*Work to complete*: Retype the lines beneath this one, from the first through the line containing "var envYB = [0.954, 0.106, 0.319, 0.091, -0.012, -0.090];". Pictures are left out.

*Raw data*:
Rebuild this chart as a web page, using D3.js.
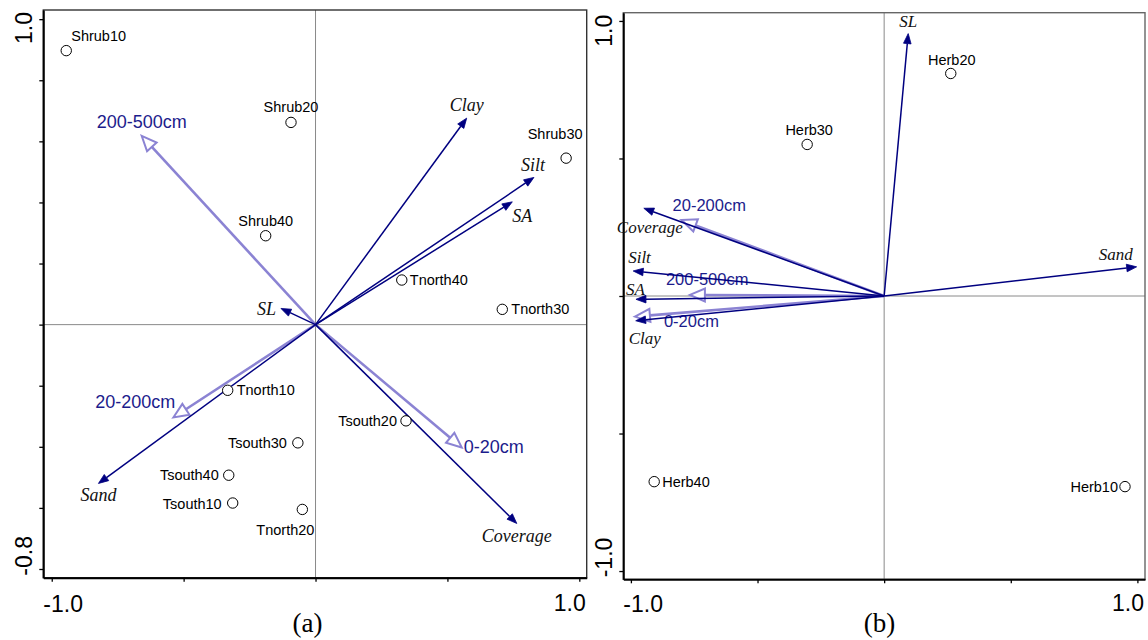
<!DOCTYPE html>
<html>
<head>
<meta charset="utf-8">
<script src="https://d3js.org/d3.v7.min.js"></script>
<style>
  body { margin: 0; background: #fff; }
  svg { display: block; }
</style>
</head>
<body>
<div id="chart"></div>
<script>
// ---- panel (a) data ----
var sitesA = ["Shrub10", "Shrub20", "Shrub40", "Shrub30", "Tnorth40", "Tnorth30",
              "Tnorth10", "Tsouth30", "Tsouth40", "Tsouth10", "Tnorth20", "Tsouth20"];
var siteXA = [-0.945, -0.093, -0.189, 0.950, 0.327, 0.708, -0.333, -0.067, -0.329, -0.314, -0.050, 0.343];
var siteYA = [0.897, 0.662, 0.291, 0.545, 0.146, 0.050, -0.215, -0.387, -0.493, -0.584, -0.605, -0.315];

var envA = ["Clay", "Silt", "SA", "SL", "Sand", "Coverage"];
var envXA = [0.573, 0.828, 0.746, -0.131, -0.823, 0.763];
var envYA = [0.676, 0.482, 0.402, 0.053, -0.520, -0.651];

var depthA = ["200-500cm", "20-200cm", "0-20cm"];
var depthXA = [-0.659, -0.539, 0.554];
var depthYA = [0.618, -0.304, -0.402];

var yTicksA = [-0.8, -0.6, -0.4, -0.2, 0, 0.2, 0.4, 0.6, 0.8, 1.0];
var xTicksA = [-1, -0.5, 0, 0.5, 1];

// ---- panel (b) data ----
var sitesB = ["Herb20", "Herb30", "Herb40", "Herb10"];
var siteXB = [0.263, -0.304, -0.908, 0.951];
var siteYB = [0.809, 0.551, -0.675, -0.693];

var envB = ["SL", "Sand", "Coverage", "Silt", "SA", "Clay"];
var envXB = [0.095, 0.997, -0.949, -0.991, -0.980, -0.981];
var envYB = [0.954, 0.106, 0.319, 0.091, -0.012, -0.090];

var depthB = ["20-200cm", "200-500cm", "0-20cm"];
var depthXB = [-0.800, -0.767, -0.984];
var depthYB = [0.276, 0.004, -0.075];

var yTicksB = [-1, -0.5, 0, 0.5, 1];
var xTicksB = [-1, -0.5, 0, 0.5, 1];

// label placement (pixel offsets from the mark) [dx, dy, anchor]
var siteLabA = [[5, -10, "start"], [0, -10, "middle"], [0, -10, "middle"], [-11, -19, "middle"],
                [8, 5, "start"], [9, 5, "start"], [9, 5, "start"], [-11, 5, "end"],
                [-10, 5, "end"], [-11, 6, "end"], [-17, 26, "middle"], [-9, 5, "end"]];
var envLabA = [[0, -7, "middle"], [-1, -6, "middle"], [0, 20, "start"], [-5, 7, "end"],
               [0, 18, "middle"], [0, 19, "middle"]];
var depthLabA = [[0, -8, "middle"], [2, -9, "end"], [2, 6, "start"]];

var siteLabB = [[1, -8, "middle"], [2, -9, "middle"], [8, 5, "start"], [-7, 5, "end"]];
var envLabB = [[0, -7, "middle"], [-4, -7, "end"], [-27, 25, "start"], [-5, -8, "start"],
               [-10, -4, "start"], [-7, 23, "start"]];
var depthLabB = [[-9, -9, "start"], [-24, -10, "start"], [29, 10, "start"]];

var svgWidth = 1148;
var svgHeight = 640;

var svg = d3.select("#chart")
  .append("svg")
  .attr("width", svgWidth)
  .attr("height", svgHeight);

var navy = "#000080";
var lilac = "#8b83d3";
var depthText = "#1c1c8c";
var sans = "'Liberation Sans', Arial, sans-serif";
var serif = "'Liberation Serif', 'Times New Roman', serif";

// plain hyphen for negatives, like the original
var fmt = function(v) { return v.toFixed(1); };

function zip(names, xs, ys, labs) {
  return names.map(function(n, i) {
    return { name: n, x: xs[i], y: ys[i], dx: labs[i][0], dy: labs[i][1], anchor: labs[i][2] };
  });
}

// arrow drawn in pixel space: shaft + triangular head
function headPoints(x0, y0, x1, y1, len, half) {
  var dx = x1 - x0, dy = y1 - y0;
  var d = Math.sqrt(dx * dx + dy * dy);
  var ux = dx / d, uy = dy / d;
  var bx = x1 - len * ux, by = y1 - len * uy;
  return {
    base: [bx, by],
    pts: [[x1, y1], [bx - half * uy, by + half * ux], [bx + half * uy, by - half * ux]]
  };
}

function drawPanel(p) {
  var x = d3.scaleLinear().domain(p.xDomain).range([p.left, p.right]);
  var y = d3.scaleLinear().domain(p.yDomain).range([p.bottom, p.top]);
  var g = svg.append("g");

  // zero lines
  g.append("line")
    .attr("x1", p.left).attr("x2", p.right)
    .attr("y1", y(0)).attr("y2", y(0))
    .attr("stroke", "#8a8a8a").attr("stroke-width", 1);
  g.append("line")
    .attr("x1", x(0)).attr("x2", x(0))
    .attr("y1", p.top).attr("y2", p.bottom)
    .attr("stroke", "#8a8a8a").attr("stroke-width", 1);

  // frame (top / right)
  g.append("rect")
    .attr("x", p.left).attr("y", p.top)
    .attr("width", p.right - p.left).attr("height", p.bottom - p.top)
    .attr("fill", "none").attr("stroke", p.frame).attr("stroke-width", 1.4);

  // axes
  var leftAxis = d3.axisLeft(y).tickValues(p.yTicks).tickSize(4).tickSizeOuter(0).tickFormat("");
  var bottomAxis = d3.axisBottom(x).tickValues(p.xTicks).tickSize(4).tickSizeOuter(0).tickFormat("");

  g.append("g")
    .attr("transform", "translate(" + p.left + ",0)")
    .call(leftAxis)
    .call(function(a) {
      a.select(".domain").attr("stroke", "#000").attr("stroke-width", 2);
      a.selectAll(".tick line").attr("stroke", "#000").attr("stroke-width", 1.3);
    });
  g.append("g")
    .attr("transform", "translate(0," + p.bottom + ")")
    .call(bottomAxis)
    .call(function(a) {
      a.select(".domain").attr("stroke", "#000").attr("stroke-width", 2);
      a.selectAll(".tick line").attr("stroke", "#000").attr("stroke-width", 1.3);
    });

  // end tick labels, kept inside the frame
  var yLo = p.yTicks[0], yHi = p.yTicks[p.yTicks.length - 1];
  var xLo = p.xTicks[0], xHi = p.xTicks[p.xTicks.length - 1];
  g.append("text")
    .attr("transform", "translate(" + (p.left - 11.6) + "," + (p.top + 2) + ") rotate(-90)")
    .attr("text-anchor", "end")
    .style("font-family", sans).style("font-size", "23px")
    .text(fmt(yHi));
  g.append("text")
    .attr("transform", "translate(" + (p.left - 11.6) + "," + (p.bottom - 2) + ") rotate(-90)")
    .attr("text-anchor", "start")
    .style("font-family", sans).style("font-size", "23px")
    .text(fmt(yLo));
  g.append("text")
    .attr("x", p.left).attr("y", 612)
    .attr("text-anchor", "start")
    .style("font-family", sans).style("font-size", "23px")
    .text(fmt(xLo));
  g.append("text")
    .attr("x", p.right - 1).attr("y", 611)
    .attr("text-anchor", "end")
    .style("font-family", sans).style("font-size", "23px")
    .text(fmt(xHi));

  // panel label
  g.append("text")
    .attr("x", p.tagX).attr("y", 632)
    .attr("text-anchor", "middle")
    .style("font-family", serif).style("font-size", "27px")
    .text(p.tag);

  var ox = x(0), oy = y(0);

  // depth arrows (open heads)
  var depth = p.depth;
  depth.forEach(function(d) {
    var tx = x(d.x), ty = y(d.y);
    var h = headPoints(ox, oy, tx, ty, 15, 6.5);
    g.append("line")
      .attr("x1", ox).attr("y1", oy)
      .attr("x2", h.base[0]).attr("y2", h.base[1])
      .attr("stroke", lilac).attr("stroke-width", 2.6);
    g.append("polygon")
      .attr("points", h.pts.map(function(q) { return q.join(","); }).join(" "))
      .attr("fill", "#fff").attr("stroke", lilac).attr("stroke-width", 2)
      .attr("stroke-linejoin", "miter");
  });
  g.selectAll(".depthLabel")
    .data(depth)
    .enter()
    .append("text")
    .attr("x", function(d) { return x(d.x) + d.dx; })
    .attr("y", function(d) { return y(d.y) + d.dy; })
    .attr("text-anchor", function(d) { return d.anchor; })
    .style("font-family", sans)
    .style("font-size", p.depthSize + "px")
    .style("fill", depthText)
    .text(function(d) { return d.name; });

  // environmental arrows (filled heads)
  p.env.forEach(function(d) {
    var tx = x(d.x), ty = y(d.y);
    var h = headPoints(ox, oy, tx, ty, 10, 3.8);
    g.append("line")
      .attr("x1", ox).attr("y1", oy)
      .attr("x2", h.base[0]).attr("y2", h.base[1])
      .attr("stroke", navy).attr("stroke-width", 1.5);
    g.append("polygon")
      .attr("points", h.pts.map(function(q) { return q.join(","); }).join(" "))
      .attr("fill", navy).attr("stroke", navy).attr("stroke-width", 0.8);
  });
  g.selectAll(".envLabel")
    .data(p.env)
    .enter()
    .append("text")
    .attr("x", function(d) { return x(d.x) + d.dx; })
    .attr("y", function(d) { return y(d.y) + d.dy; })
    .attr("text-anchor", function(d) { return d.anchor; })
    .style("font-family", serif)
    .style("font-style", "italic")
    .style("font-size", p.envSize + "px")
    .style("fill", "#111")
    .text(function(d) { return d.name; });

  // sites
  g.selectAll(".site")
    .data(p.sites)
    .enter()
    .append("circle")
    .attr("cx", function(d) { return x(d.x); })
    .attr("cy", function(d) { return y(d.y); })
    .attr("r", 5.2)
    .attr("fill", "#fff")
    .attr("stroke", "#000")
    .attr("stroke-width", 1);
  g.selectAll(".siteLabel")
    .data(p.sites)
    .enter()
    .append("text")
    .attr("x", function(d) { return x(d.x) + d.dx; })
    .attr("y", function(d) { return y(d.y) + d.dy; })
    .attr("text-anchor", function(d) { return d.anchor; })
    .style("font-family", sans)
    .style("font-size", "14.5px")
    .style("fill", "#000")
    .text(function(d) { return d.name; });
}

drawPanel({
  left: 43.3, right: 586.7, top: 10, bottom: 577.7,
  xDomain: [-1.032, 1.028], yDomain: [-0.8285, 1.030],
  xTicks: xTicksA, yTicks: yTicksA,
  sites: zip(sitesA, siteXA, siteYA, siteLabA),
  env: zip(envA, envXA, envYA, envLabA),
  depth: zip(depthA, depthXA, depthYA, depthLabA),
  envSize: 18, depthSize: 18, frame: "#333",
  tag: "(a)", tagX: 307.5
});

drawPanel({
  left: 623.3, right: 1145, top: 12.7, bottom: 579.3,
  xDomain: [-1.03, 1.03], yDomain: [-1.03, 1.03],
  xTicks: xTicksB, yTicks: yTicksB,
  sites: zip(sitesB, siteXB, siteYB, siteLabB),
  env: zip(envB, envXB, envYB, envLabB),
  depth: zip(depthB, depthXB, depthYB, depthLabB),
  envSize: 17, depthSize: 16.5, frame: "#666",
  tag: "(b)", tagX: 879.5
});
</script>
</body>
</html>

*Written reply*:
Rebuild this chart as a web page, using D3.js.
<!DOCTYPE html>
<html>
<head>
<meta charset="utf-8">
<script src="https://d3js.org/d3.v7.min.js"></script>
<style>
  body { margin: 0; background: #fff; }
  svg { display: block; }
</style>
</head>
<body>
<div id="chart"></div>
<script>
// ---- panel (a) data ----
var sitesA = ["Shrub10", "Shrub20", "Shrub40", "Shrub30", "Tnorth40", "Tnorth30",
              "Tnorth10", "Tsouth30", "Tsouth40", "Tsouth10", "Tnorth20", "Tsouth20"];
var siteXA = [-0.945, -0.093, -0.189, 0.950, 0.327, 0.708, -0.333, -0.067, -0.329, -0.314, -0.050, 0.343];
var siteYA = [0.897, 0.662, 0.291, 0.545, 0.146, 0.050, -0.215, -0.387, -0.493, -0.584, -0.605, -0.315];

var envA = ["Clay", "Silt", "SA", "SL", "Sand", "Coverage"];
var envXA = [0.573, 0.828, 0.746, -0.131, -0.823, 0.763];
var envYA = [0.676, 0.482, 0.402, 0.053, -0.520, -0.651];

var depthA = ["200-500cm", "20-200cm", "0-20cm"];
var depthXA = [-0.659, -0.539, 0.554];
var depthYA = [0.618, -0.304, -0.402];

var yTicksA = [-0.8, -0.6, -0.4, -0.2, 0, 0.2, 0.4, 0.6, 0.8, 1.0];
var xTicksA = [-1, -0.5, 0, 0.5, 1];

// ---- panel (b) data ----
var sitesB = ["Herb20", "Herb30", "Herb40", "Herb10"];
var siteXB = [0.263, -0.304, -0.908, 0.951];
var siteYB = [0.809, 0.551, -0.675, -0.693];

var envB = ["SL", "Sand", "Coverage", "Silt", "SA", "Clay"];
var envXB = [0.095, 0.997, -0.949, -0.991, -0.980, -0.981];
var envYB = [0.954, 0.106, 0.319, 0.091, -0.012, -0.090];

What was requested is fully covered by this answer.